After cleaning off all the original paint, I sprayed the inner rectangle area with SEM Trim Black paint. Once that was dry, I masked off the inner section and sprayed the bezel with VHT Wrinkle Paint. Before spraying that paint, I sprayed a test sample because I'd never used the wrinkle paint before. The test turned out good so I went ahead with spraying the bezel. I sprayed it on a hot and sunny day and left the part in the sun for a couple hours. The heat made the wrinkles tighter and it matches what was originally there very closely. I let that paint dry for two weeks before continuing. The next step was to mask off the entire bezel except for the raised rectangle around the controls. I sprayed two light coats of chrome paint onto the rectangle. The chrome paint isn't very chromey(is that a word?) but it looks a little better then a silver paint pen I think. Finally, I used a white paint pen to redo the letters. After going over them once, they still looked dirty. It took another going over to get the white looking crisp.

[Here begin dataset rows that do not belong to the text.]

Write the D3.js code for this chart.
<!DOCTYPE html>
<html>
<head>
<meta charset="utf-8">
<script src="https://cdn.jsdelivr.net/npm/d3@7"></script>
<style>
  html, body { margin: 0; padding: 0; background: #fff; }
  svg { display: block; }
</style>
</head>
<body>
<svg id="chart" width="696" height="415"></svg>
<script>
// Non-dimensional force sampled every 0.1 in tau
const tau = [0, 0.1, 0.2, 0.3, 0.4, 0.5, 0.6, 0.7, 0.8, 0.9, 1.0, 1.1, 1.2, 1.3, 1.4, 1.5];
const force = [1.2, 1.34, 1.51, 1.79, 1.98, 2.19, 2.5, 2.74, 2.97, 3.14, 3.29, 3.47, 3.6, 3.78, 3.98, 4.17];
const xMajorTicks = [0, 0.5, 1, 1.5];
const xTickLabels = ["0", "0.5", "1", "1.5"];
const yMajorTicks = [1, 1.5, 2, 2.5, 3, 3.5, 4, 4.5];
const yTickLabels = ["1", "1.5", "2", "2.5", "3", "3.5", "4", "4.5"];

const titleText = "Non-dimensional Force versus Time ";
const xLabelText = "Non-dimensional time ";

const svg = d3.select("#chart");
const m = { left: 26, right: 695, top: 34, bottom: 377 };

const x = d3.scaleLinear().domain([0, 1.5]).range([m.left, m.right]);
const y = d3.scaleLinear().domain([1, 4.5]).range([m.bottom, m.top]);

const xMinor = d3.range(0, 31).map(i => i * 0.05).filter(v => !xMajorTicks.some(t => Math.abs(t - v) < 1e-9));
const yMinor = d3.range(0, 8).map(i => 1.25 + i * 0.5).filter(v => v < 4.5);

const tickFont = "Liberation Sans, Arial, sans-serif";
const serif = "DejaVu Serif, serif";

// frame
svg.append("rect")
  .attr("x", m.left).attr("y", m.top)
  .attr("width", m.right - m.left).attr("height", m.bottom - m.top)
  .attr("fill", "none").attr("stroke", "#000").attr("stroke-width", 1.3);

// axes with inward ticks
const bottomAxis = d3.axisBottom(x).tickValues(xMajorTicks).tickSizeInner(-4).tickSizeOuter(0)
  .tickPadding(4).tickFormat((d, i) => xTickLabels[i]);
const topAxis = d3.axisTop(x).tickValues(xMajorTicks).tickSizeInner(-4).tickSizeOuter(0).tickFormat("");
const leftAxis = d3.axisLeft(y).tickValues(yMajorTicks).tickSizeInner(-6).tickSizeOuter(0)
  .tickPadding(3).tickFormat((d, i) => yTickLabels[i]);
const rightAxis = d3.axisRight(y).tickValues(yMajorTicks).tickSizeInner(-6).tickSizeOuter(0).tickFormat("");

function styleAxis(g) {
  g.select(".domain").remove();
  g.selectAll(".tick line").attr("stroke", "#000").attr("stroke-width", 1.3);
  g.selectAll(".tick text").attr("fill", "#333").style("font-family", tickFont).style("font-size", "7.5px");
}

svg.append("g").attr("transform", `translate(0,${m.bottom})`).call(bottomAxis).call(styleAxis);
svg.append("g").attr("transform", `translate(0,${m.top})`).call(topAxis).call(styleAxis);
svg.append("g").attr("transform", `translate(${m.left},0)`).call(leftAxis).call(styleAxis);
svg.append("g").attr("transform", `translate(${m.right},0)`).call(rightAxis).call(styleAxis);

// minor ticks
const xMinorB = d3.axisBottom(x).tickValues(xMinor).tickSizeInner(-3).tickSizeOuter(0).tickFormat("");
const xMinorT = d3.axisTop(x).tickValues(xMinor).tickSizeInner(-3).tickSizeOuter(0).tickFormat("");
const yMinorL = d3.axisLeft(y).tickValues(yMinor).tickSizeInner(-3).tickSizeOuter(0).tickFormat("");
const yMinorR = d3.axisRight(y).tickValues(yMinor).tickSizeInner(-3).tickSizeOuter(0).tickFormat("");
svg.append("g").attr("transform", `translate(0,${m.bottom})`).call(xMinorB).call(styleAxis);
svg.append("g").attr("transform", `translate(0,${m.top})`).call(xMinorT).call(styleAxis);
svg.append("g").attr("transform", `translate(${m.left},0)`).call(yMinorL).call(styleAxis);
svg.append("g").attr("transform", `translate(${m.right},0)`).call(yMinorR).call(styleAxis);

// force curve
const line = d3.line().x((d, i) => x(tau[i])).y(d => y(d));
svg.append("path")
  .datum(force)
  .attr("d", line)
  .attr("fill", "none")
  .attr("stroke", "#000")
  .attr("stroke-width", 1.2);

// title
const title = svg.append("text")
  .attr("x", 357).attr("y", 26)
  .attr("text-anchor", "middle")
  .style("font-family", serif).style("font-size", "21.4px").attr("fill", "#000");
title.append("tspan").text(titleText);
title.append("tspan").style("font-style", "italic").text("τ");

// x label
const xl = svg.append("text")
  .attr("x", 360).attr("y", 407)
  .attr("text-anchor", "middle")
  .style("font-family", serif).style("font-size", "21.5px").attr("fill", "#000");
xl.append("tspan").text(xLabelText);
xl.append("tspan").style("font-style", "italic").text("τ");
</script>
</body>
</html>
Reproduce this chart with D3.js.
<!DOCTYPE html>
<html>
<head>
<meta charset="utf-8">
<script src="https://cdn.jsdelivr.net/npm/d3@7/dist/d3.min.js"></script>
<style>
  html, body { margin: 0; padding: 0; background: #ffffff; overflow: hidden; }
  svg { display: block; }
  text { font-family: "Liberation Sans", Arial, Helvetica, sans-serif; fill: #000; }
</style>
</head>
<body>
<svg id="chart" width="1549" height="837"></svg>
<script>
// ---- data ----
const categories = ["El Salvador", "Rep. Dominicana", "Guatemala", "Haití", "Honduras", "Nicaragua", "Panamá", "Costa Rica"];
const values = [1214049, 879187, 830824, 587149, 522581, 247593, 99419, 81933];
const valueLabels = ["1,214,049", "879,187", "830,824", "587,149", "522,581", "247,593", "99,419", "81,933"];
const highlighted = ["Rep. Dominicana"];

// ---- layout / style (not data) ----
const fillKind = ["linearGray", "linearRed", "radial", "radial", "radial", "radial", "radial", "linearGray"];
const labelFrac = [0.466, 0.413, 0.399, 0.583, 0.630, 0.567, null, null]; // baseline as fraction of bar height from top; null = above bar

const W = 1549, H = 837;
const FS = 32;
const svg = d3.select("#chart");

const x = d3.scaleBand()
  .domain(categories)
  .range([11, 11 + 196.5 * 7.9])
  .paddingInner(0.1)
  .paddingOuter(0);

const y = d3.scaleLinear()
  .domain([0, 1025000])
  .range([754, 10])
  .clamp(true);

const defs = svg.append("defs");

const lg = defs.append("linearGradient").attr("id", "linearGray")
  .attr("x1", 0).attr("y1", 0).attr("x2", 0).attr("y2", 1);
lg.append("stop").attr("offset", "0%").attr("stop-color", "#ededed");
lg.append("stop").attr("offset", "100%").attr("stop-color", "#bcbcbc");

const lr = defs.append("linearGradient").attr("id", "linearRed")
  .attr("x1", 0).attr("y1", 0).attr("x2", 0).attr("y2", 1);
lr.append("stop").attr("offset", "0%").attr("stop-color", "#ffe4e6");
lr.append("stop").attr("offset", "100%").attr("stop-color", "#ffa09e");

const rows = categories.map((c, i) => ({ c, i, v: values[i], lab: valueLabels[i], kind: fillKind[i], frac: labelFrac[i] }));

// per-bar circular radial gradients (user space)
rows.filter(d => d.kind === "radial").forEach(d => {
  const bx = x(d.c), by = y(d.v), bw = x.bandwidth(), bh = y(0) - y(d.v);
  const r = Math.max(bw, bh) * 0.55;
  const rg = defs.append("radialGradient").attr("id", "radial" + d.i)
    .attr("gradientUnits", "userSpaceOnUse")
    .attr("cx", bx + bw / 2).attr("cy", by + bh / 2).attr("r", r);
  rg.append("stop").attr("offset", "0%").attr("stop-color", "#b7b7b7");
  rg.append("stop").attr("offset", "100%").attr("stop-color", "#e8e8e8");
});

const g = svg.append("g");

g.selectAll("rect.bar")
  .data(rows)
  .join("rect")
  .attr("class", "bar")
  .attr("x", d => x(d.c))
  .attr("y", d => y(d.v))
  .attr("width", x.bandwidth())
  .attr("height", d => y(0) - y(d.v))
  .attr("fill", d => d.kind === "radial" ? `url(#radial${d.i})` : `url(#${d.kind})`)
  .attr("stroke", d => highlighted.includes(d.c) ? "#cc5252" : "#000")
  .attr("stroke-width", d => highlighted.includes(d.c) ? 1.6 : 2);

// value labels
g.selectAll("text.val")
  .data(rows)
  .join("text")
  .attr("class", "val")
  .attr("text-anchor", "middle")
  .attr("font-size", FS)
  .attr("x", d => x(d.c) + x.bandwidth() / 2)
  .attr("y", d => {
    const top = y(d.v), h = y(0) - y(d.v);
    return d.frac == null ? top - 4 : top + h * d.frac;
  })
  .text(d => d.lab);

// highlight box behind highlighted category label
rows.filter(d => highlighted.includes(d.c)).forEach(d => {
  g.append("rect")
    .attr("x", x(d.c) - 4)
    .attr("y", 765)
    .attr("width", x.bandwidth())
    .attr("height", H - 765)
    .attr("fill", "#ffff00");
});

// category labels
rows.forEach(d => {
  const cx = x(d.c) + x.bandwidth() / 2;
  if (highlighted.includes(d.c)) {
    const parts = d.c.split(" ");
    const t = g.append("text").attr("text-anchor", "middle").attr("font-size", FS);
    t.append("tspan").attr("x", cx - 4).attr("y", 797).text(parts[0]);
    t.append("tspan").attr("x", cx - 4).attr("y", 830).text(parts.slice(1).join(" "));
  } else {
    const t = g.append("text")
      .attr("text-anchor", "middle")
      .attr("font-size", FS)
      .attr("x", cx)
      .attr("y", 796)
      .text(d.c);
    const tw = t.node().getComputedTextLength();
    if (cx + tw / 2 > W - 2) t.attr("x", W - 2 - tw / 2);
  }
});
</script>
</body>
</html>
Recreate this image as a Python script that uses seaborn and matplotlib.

The finish looks very rough in the picture but it is accually very fine in reality.


Here is a pic of the entire part. It's a little blotchy but you have to spray the wrinkle paint very heavily to get it to wrinkle. It looks better without the flash. The speaker fader knob and bezel are NOS parts my dad bought 20 years ago.


I redid the AM radio face plate the same way. I sprayed it with SEM Trim Black and sprayed the chrome paint on the raised rectangle area.